I've begun to dread Mondays. Even though last week went ok. Some days were not that bad. Even though I had a nice (tiring, but nice) weekend and should be rested up and relaxed. Even though for the past 12 years I have loved my job. I'm depressed. I need a mocha... bad.
This place just drives me nuts. Certain people drive me nuts. Certain situations, that I haven't figured out to control or manage, are driving me nuts. How do I stop the madness?
Sweet P has the encouragement that a school contacted his references to inquire about him today. He hasn't been called for an interview yet. And usually you need to endure several interviews before you land a job, don't you? Maybe not. But this is more progress than he's had in the past 9 months. He had a local interview for a job that he doesn't really want, and he had inquiry from an out-of-the-area employer of a job that he'd like, except for the fact that we'd have to move to take it. Or at least he would have to move. Depending upon what the deal is.

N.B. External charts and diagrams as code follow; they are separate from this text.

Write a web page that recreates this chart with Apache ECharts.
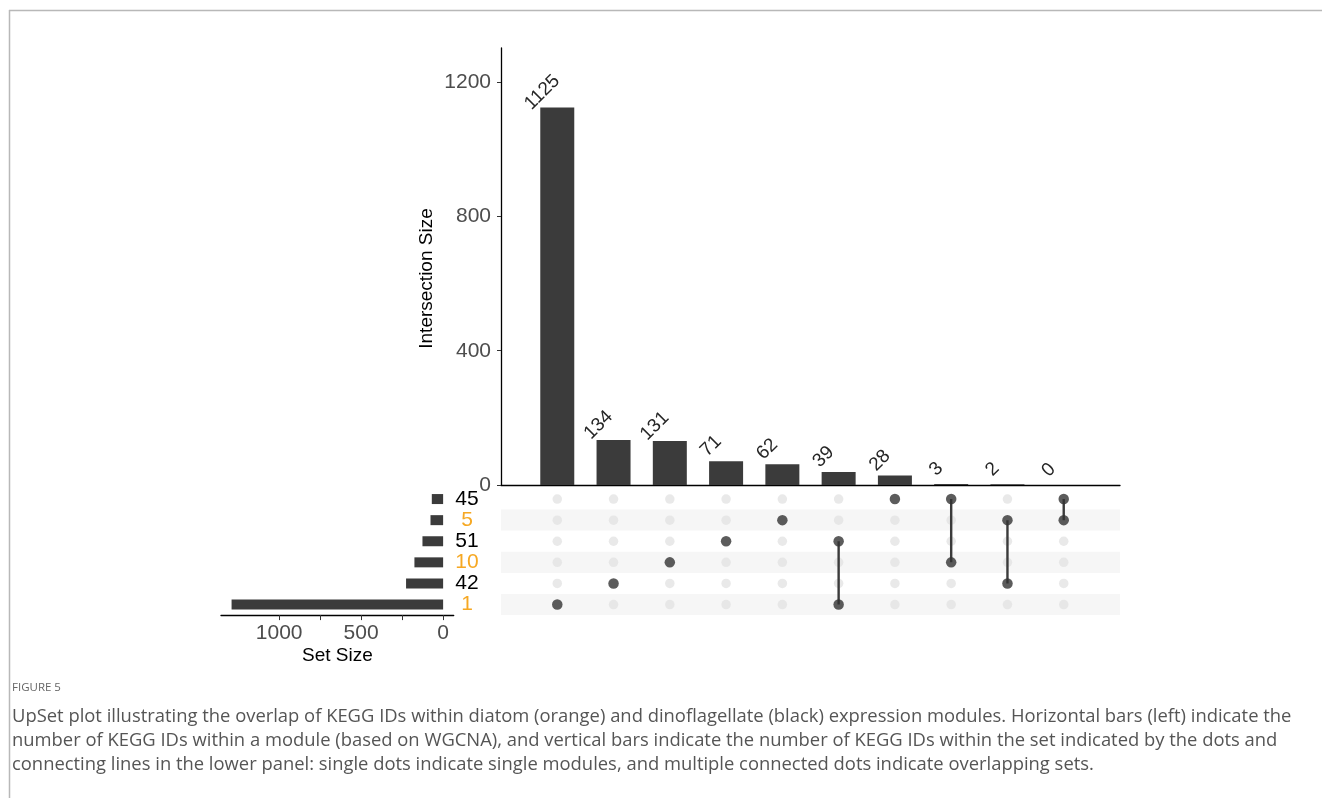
<!DOCTYPE html>
<html><head><meta charset="utf-8">
<script src="https://cdn.jsdelivr.net/npm/echarts@6/dist/echarts.min.js"></script>
<style>html,body{margin:0;padding:0;background:#fff}#c{width:1322px;height:798px}</style>
</head><body><div id="c"></div>
<script>
// ---- data ----
const intersectionSizes = [1125, 134, 131, 71, 62, 39, 28, 3, 2, 0];
const intersectionMembers = [['1'], ['42'], ['10'], ['51'], ['5'], ['51', '1'], ['45'], ['45', '10'], ['5', '42'], ['45', '5']];
const setNames = ['45', '5', '51', '10', '42', '1'];
const setSizes = [69, 77, 126, 175, 226, 1290];
const diatomSets = ['5', '10', '1'];
const intersectionTicks = [0, 400, 800, 1200];
const setSizeTicks = [0, 250, 500, 750, 1000];
const setSizeLabels = [0, 500, 1000];
const figureLabel = 'FIGURE 5';
const captionLines = [
  'UpSet plot illustrating the overlap of KEGG IDs within diatom (orange) and dinoflagellate (black) expression modules. Horizontal bars (left) indicate the',
  'number of KEGG IDs within a module (based on WGCNA), and vertical bars indicate the number of KEGG IDs within the set indicated by the dots and',
  'connecting lines in the lower panel: single dots indicate single modules, and multiple connected dots indicate overlapping sets.'
];

// ---- styles ----
const FONT = '"Liberation Sans", Arial, sans-serif';
const CAP_FONT = '"Open Sans", "Noto Sans", sans-serif';
const DARK = '#3b3b3b';
const ORANGE = '#f6a823';
const AXIS_TEXT = '#4d4d4d';
const plain = v => String(v);

const positions = intersectionSizes.map((_, i) => i + 1);
const barData = intersectionSizes.map((v, i) => [positions[i], v]);

const grayDots = [], darkDots = [], lineSeries = [];
intersectionMembers.forEach((mem, i) => {
  setNames.forEach((s, j) => {
    if (mem.includes(s)) darkDots.push([positions[i], j]);
    else grayDots.push([positions[i], j]);
  });
  if (mem.length > 1) {
    const idx = mem.map(s => setNames.indexOf(s));
    lineSeries.push({
      type: 'line', xAxisIndex: 1, yAxisIndex: 1, z: 3,
      symbol: 'none', silent: true,
      lineStyle: { color: DARK, width: 2.4 },
      data: [[positions[i], Math.min(...idx)], [positions[i], Math.max(...idx)]]
    });
  }
});

const chart = echarts.init(document.getElementById('c'), null, { renderer: 'canvas' });
chart.setOption({
  animation: false,
  backgroundColor: '#ffffff',
  textStyle: { fontFamily: FONT },
  title: [
    { text: figureLabel, left: 12, top: 682, padding: 0,
      textStyle: { fontFamily: CAP_FONT, fontSize: 11.5, fontWeight: 'normal', color: '#666' } },
    { text: captionLines.join('\n'), left: 12, top: 705, padding: 0,
      textStyle: { fontFamily: CAP_FONT, fontSize: 18.4, fontWeight: 'normal', color: '#555', lineHeight: 24 } }
  ],
  graphic: [
    { type: 'line', shape: { x1: 9, y1: 10.5, x2: 1322, y2: 10.5 }, style: { stroke: '#b8b8b8', lineWidth: 1.5 } },
    { type: 'line', shape: { x1: 9.5, y1: 10, x2: 9.5, y2: 798 }, style: { stroke: '#b8b8b8', lineWidth: 1.5 } }
  ],
  grid: [
    { left: 501, top: 48, width: 619, height: 437 },
    { left: 501, top: 488.5, width: 619, height: 126.6 },
    { left: 221, top: 488.5, width: 232.7, height: 126.6 }
  ],
  xAxis: [
    { gridIndex: 0, type: 'value', min: 0, max: 11,
      axisLine: { show: true, onZero: false, lineStyle: { color: '#000', width: 1.3 } },
      axisTick: { show: false }, axisLabel: { show: false }, splitLine: { show: false } },
    { gridIndex: 1, type: 'value', min: 0, max: 11, show: false },
    { gridIndex: 2, type: 'value', min: -64.5, max: 1354.5, inverse: true,
      axisLine: { show: true, onZero: false, lineStyle: { color: '#000', width: 1.3 } },
      axisTick: { show: true, customValues: setSizeTicks, length: 5, lineStyle: { color: '#333' } },
      axisLabel: { customValues: setSizeLabels, formatter: plain, fontSize: 21, color: AXIS_TEXT, margin: 8 },
      splitLine: { show: false },
      name: 'Set Size', nameLocation: 'middle', nameGap: 31,
      nameTextStyle: { fontSize: 19, color: '#000' } }
  ],
  yAxis: [
    { gridIndex: 0, type: 'value', min: 0, max: 1302,
      axisLine: { show: true, onZero: false, lineStyle: { color: '#000', width: 1.3 } },
      axisTick: { show: true, customValues: intersectionTicks, length: 4, lineStyle: { color: '#333' } },
      axisLabel: { customValues: intersectionTicks, formatter: plain, fontSize: 21, color: AXIS_TEXT, margin: 10 },
      splitLine: { show: false },
      name: 'Intersection Size', nameLocation: 'middle', nameGap: 65,
      nameTextStyle: { fontSize: 19, color: '#000', padding: [0, 24, 0, 0] } },
    { gridIndex: 1, type: 'category', data: setNames, inverse: true,
      axisLine: { show: false, onZero: false }, axisTick: { show: false }, axisLabel: { show: false },
      splitLine: { show: false },
      splitArea: { show: true, interval: 0, areaStyle: { color: ['#ffffff', '#f6f6f6'] } } },
    { gridIndex: 2, type: 'category', data: setNames, inverse: true, position: 'right',
      axisLine: { show: false, onZero: false }, axisTick: { show: false },
      axisLabel: { interval: 0, fontSize: 21, align: 'center', margin: 13.3,
        color: v => diatomSets.includes(v) ? ORANGE : '#000' },
      splitLine: { show: false } }
  ],
  series: [
    { type: 'bar', xAxisIndex: 0, yAxisIndex: 0, data: barData, barWidth: 34,
      itemStyle: { color: DARK }, silent: true },
    { type: 'custom', xAxisIndex: 0, yAxisIndex: 0, data: barData, silent: true,
      renderItem: (params, api) => {
        const p = api.coord([api.value(0), api.value(1)]);
        return { type: 'text', x: p[0] - 15, y: p[1] - 15, rotation: Math.PI / 4,
          style: { text: String(api.value(1)), fill: '#262626', fontSize: 19, fontFamily: FONT,
                   align: 'center', verticalAlign: 'middle' } };
      } },
    { type: 'scatter', xAxisIndex: 1, yAxisIndex: 1, data: grayDots, symbolSize: 9.5, z: 2,
      itemStyle: { color: '#e3e3e3' }, silent: true },
    ...lineSeries,
    { type: 'scatter', xAxisIndex: 1, yAxisIndex: 1, data: darkDots, symbolSize: 10.5, z: 4,
      itemStyle: { color: '#333333' }, silent: true },
    { type: 'bar', xAxisIndex: 2, yAxisIndex: 2, data: setSizes, barWidth: 10,
      itemStyle: { color: DARK }, silent: true }
  ]
});
</script></body></html>
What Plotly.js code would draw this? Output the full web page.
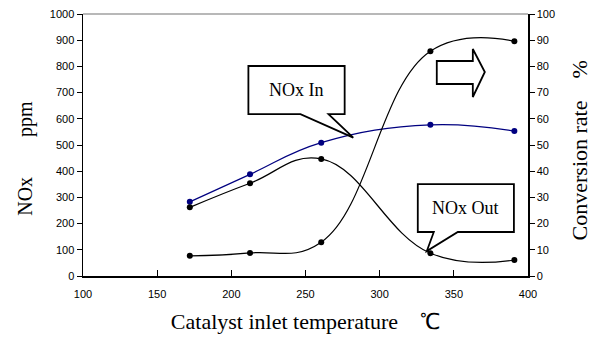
<!DOCTYPE html>
<html>
<head>
<meta charset="utf-8">
<script src="https://cdn.plot.ly/plotly-3.0.1.min.js"></script>
<style>html,body{margin:0;padding:0;background:#fff;}#chart{width:600px;height:338px;}</style>
</head>
<body>
<div id="chart"></div>
<script>
// Data
const temperatures = [172, 212.6, 260.6, 334.2, 390.8];      // Catalyst inlet temperature (°C)
const noxIn       = [283, 388, 509, 577, 553];               // NOx In (ppm)
const noxOut      = [262, 354, 447, 87, 61];                 // NOx Out (ppm)
const conversion  = [7.7, 8.8, 12.9, 85.8, 89.6];            // Conversion rate (%)

const xTicks  = [100, 150, 200, 250, 300, 350, 400];
const yTicks  = [0, 100, 200, 300, 400, 500, 600, 700, 800, 900, 1000];
const y2Ticks = [0, 10, 20, 30, 40, 50, 60, 70, 80, 90, 100];

const serif = '"Liberation Serif", "Times New Roman", serif';
const sans  = '"Liberation Sans", Arial, sans-serif';

const traces = [
  {x: temperatures, y: noxIn, name: 'NOx In', type: 'scatter', mode: 'lines+markers',
   line: {color: '#000080', width: 1.2, shape: 'spline', smoothing: 1.2},
   marker: {color: '#000080', size: 6}},
  {x: temperatures, y: noxOut, name: 'NOx Out', type: 'scatter', mode: 'lines+markers',
   line: {color: '#000000', width: 1.2, shape: 'spline', smoothing: 1.2},
   marker: {color: '#000000', size: 6}},
  {x: temperatures, y: conversion, name: 'Conversion rate', type: 'scatter', mode: 'lines+markers',
   yaxis: 'y2',
   line: {color: '#000000', width: 1.2, shape: 'spline', smoothing: 1.2},
   marker: {color: '#000000', size: 6}}
];

// callout helpers (decorations, in data coords)
function callout(x0, x1, yTop, yBot, bx0, bx1, tx, ty) {
  return 'M' + x0 + ',' + yTop + ' L' + x1 + ',' + yTop + ' L' + x1 + ',' + yBot +
         ' L' + bx1 + ',' + yBot + ' L' + tx + ',' + ty + ' L' + bx0 + ',' + yBot +
         ' L' + x0 + ',' + yBot + ' Z';
}

const layout = {
  width: 600, height: 338,
  margin: {l: 83, r: 72, t: 14, b: 62, pad: 0},
  paper_bgcolor: '#ffffff', plot_bgcolor: '#ffffff',
  showlegend: false,
  font: {family: sans, size: 11, color: '#000'},
  xaxis: {
    range: [100, 400], tickvals: xTicks, ticktext: xTicks.map(String),
    showgrid: false, zeroline: false, showline: true, linecolor: '#000', linewidth: 1.5,
    ticks: 'inside', ticklen: 6, tickcolor: '#000', tickwidth: 1, ticklabelstandoff: 7,
    tickfont: {family: sans, size: 11, color: '#000'},
    title: {text: 'Catalyst inlet temperature\u3000\u2103', font: {family: serif, size: 22, color: '#000'}, standoff: 15}
  },
  yaxis: {
    range: [0, 1000], tickvals: yTicks, ticktext: yTicks.map(String),
    showgrid: false, zeroline: false, showline: true, linecolor: '#000', linewidth: 1.5,
    ticks: 'outside', ticklen: 5, tickcolor: '#000', tickwidth: 1,
    tickfont: {family: sans, size: 11, color: '#000'}
  },
  yaxis2: {
    range: [0, 100], tickvals: y2Ticks, ticktext: y2Ticks.map(String),
    overlaying: 'y', side: 'right',
    showgrid: false, zeroline: false, showline: true, linecolor: '#000', linewidth: 1.5,
    ticks: 'outside', ticklen: 5, tickcolor: '#000', tickwidth: 1,
    tickfont: {family: sans, size: 11, color: '#000'}
  },
  shapes: [
    {type: 'line', xref: 'paper', yref: 'paper', x0: 0, x1: 1, y0: 1, y1: 1,
     line: {color: '#a0a0a0', width: 1.5}},
    {type: 'path', xref: 'x', yref: 'y', layer: 'above',
     path: callout(211.5, 276.4, 801.5, 618, 246.6, 265.5, 282.2, 528),
     fillcolor: '#ffffff', line: {color: '#000', width: 1.8}},
    {type: 'path', xref: 'x', yref: 'y', layer: 'above',
     path: callout(325.7, 390.5, 351, 168, 336.5, 352.7, 331.8, 95.4),
     fillcolor: '#ffffff', line: {color: '#000', width: 1.8}},
    {type: 'path', xref: 'x', yref: 'y', layer: 'above',
     path: 'M338.5,820.6 L362.8,820.6 L362.8,866.4 L370.9,778.6 L362.8,683.2 L362.8,732.8 L338.5,732.8 Z',
     fillcolor: '#ffffff', line: {color: '#000', width: 1.8}}
  ],
  annotations: [
    {x: 243.9, y: 710, xref: 'x', yref: 'y', text: 'NOx In', showarrow: false,
     font: {family: serif, size: 18, color: '#000'}},
    {x: 358.1, y: 259.5, xref: 'x', yref: 'y', text: 'NOx Out', showarrow: false,
     font: {family: serif, size: 18, color: '#000'}},
    // axis titles (placed as rotated text)
    {x: -0.131, y: 0.45, xref: 'paper', yref: 'paper', xanchor: 'center', yanchor: 'middle',
     text: 'NOx\u3000\u3000ppm', textangle: -90, showarrow: false,
     font: {family: serif, size: 20, color: '#000'}},
    {x: 1.115, y: 0.48, xref: 'paper', yref: 'paper', xanchor: 'center', yanchor: 'middle',
     text: 'Conversion rate\u3000%', textangle: -90, showarrow: false,
     font: {family: serif, size: 22, color: '#000'}}
  ]
};

Plotly.newPlot('chart', traces, layout, {displayModeBar: false, staticPlot: true});
</script>
</body>
</html>
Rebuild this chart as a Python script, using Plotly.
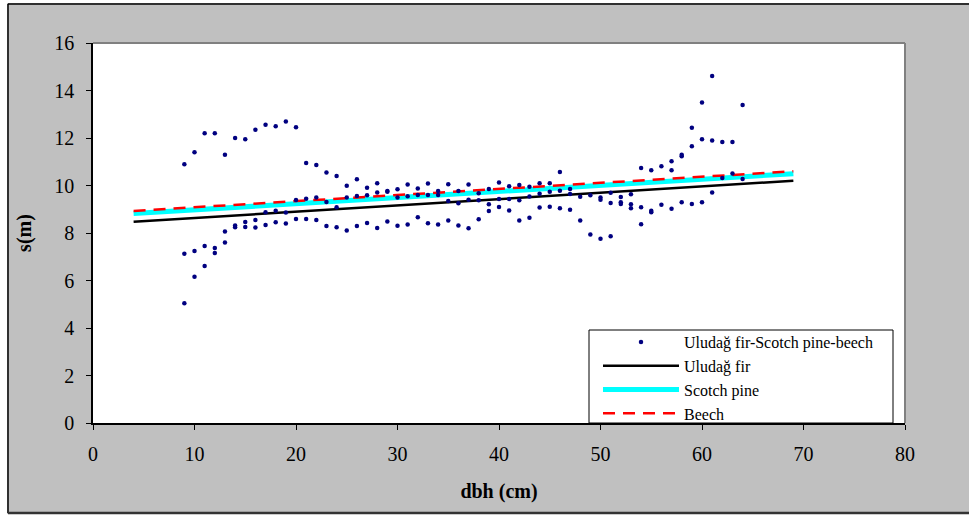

We're not going to fret about those details yet. Take things one step at a time. (I'm the one who tends to put all the carts ahead of the horse. whoops. I was all set to make the move to Texas. Looking forward to it, actually. But, um, well, no interview.) I'm just so excited for him, that finally finally there is some positive activity going on. Finally. Of course, the real "finally" would be a job offer. Real money.
The more my job drives me batty, the more antsy I am for him to find a job. The more money we spend on home repairs, the more antsy he is to find a job. But God has everything in His time, all planned out. I'd rather wait for that, than screw things up with impatience.